THE REQUEST: Begin with the first line of the material and write out each line exactly, ending with the line that contains "R_OUT, R_IN = 259, 131". Pictures are not part of the copy.

------ DATA EXTRACT

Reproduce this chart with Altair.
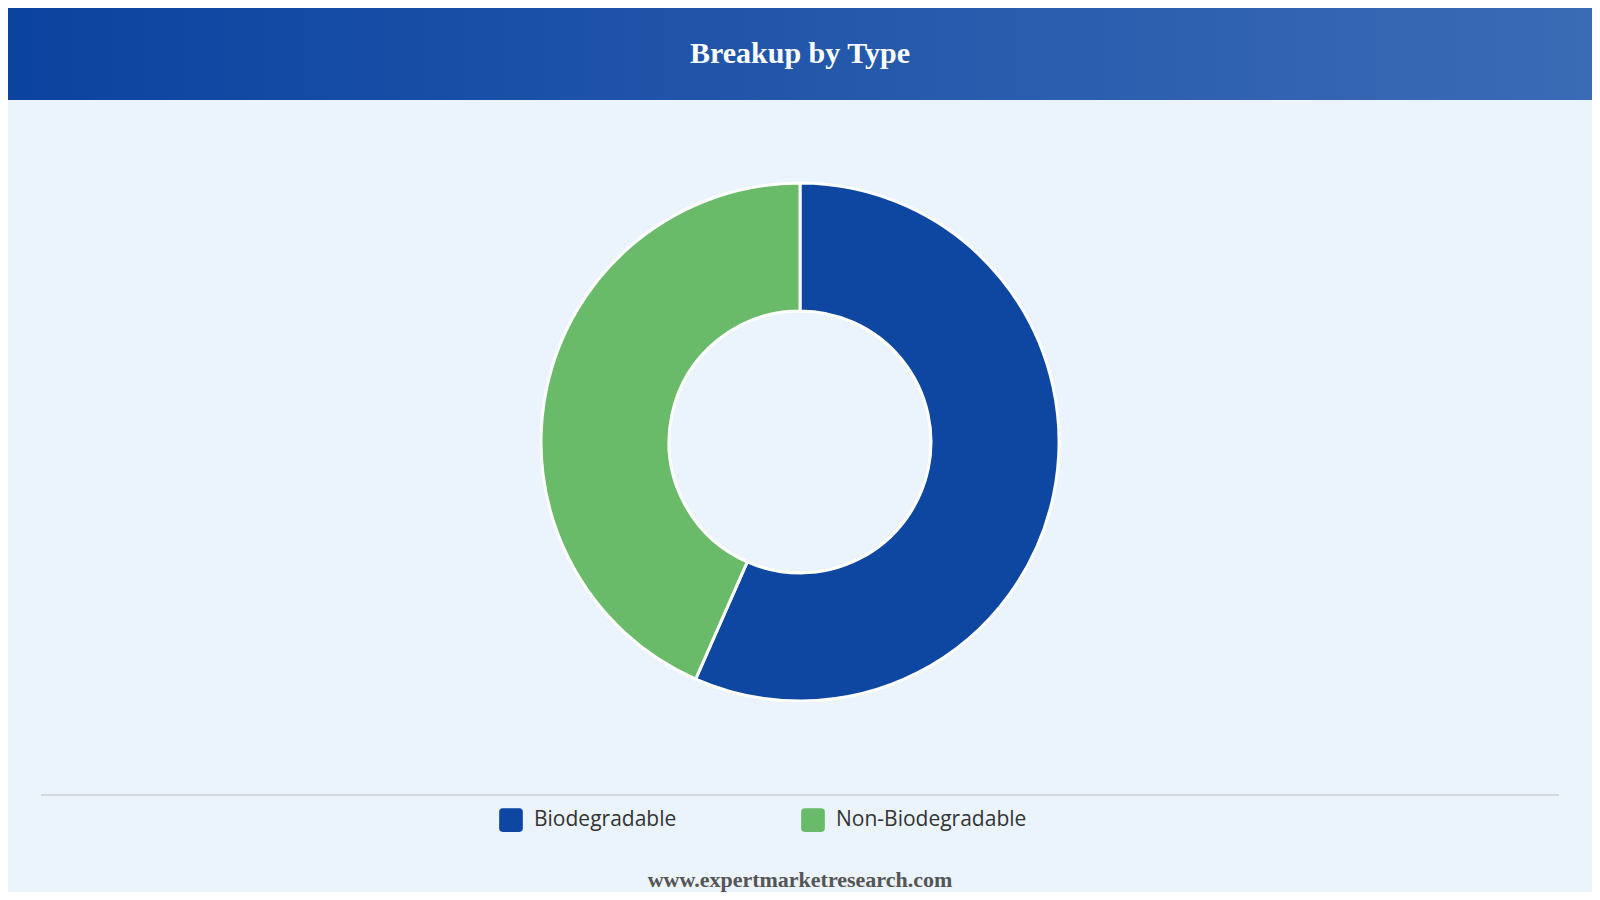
import altair as alt
import pandas as pd

categories = ["Biodegradable", "Non-Biodegradable"]
shares = [56.6, 43.4]
colors = ["#0D47A1", "#69BB6A"]
title_text = "Breakup by Type"
footer_text = "www.expertmarketresearch.com"

W, H = 1584, 884
CX, CY = 792, 434
R_OUT, R_IN = 259, 131

df = pd.DataFrame({"Type": categories, "Share": shares, "order": list(range(len(categories)))})
one = pd.DataFrame({"k": [0]})

rounded_square = ("M -0.7 -1 L 0.7 -1 Q 1 -1 1 -0.7 L 1 0.7 Q 1 1 0.7 1 "
                  "L -0.7 1 Q -1 1 -1 0.7 L -1 -0.7 Q -1 -1 -0.7 -1 Z")

header = alt.Chart(one).mark_rect(
    fill=alt.Gradient(
        gradient="linear",
        stops=[alt.GradientStop(color="#0B43A0", offset=0),
               alt.GradientStop(color="#3A6BB5", offset=1)],
        x1=0, x2=1, y1=0, y2=0,
    )
).encode(x=alt.value(0), x2=alt.value(W), y=alt.value(0), y2=alt.value(92))

title = alt.Chart(one).mark_text(
    text=title_text, font="Liberation Serif", fontWeight="bold", fontSize=30,
    color="white", align="center", baseline="middle"
).encode(x=alt.value(CX), y=alt.value(46))

donut = alt.Chart(df).mark_arc(
    outerRadius=R_OUT, innerRadius=R_IN, stroke="white", strokeWidth=3
).encode(
    theta=alt.Theta("Share:Q", stack=True),
    order=alt.Order("order:Q"),
    color=alt.Color(
        "Type:N",
        scale=alt.Scale(domain=categories, range=colors),
        legend=alt.Legend(
            title=None, orient="none", direction="horizontal",
            legendX=491, legendY=800,
            symbolType=rounded_square, symbolSize=560, symbolStrokeWidth=0,
            symbolOpacity=1,
            labelFont="Open Sans", labelFontSize=21, labelColor="#333333",
            labelOffset=11, columnPadding=124, labelLimit=400,
        ),
    ),
    x=alt.value(CX), y=alt.value(CY),
)

rule = alt.Chart(one).mark_rule(color="#D4D8DD", strokeWidth=2).encode(
    x=alt.value(33), x2=alt.value(1551), y=alt.value(787)
)

footer = alt.Chart(one).mark_text(
    text=footer_text, font="Liberation Serif", fontWeight="bold", fontSize=22,
    color="#555555", align="center", baseline="middle"
).encode(x=alt.value(CX), y=alt.value(872))

chart = alt.layer(header, title, donut, rule, footer).properties(
    width=W, height=H,
    autosize=alt.AutoSizeParams(type="none"),
    padding=0,
    background="#EBF3FC",
).configure_view(stroke=None)

chart.save("out.html", embed_options={"renderer": "svg", "actions": False})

------------

FULL RESPONSE:
Reproduce this chart with Altair.
import altair as alt
import pandas as pd

categories = ["Biodegradable", "Non-Biodegradable"]
shares = [56.6, 43.4]
colors = ["#0D47A1", "#69BB6A"]
title_text = "Breakup by Type"
footer_text = "www.expertmarketresearch.com"

W, H = 1584, 884
CX, CY = 792, 434
R_OUT, R_IN = 259, 131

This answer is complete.